Richard Soper MD: How To Be Resilient As A Physician


During the many years we spend in medical schools and trainings, I, Richard Soper MD, believe that one of the most important lessons taught to us is about resilience. Our educators and mentors tell us that our success in the medical field depends on our ability to face obstacles, move past them and to adapt to difficult circumstances. Medicine is a field that will require us to be tough in our every day work – to recover quickly from varied challenges we face in our workplace.

However, I think it is inevitable for medical students, trainees, and mentees to be egocentric. Most people who enroll in medical schools enter with the desire to provide healthcare to patients, with love and understanding. Sadly, during the times when they are pushed to their limits, especially during their clinical rotations, they are forced to focus on their own education and training that will hone their skills as physicians, rather than on the relationships they build. As medical doctors, we tend to think about our plans for the future of our career, trying to abide by these plans as strictly as possible to be able to build an excellent professional trajectory. As an outcome, the thrill of doing clinical rotations and finally learning how to take care of actual patients is accompanied by the dreadful pressure to succeed.

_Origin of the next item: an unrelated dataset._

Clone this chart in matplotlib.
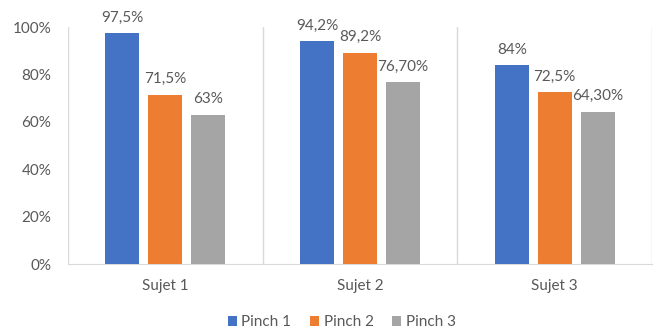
import matplotlib.pyplot as plt
import numpy as np

plt.rcParams['font.family'] = ['Lato', 'DejaVu Sans']

categories = ["Sujet 1", "Sujet 2", "Sujet 3"]
series_names = ["Pinch 1", "Pinch 2", "Pinch 3"]
pinch1 = [97.5, 94.2, 84.0]
pinch2 = [71.5, 89.2, 72.5]
pinch3 = [63.0, 76.7, 64.3]
labels1 = ["97,5%", "94,2%", "84%"]
labels2 = ["71,5%", "89,2%", "72,5%"]
labels3 = ["63%", "76,70%", "64,30%"]
y_ticks = [0, 20, 40, 60, 80, 100]

colors = ["#4472C4", "#ED7D31", "#A5A5A5"]
text_color = "#595959"
line_color = "#D9D9D9"

fig = plt.figure(figsize=(6.57, 3.31), dpi=100)
ax = fig.add_axes([0.1035, 0.2024, 0.889, 0.7160])

x = np.arange(len(categories))
width = 0.175
step = 0.221
series = [pinch1, pinch2, pinch3]
labels = [labels1, labels2, labels3]
for i, (vals, labs) in enumerate(zip(series, labels)):
    bars = ax.bar(x + (i - 1) * step, vals, width, color=colors[i], label=series_names[i], zorder=3)
    ax.bar_label(bars, labels=labs, padding=6, fontsize=11, color=text_color)

# separators between categories
for b in np.arange(-0.5, len(categories), 1.0):
    ax.axvline(b, color=line_color, linewidth=1, zorder=1)

ax.set_xlim(-0.5, len(categories) - 0.5)
ax.set_ylim(0, 100)
ax.set_yticks(y_ticks)
ax.set_yticklabels([f"{t}%" for t in y_ticks])
ax.set_xticks(x)
ax.set_xticklabels(categories)
ax.tick_params(axis='both', length=0, labelsize=11, labelcolor=text_color)
ax.tick_params(axis='y', pad=12)
ax.tick_params(axis='x', pad=11)

for s in ["top", "right", "left"]:
    ax.spines[s].set_visible(False)
ax.spines["bottom"].set_color(line_color)

fig.legend(loc="center", bbox_to_anchor=(0.52, 0.027), ncol=3, frameon=False,
           fontsize=11, labelcolor=text_color, handlelength=0.6, handleheight=0.6,
           handletextpad=0.3, columnspacing=1.2)

fig.savefig("out.png", dpi=100)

I, Richard Soper MD, believe that although the physical and emotional demands of medical training demands us to be adaptable and tenacious, our resilience that is best derived from our drive and passion to help others is what brought most of us to the field of medicine. One of the most vital things we need to practice in medicine is the skill to maintain our desire to care for and build rapport with our patients. This skill, together with continuous self-improvement and self-reflection, builds our professional character. As what Hippocrates once said which is famous among medical doctors, “where  the art of medicine is loved, there is a love of humanity.”, and where there is love for humanity, there you will also find resilience.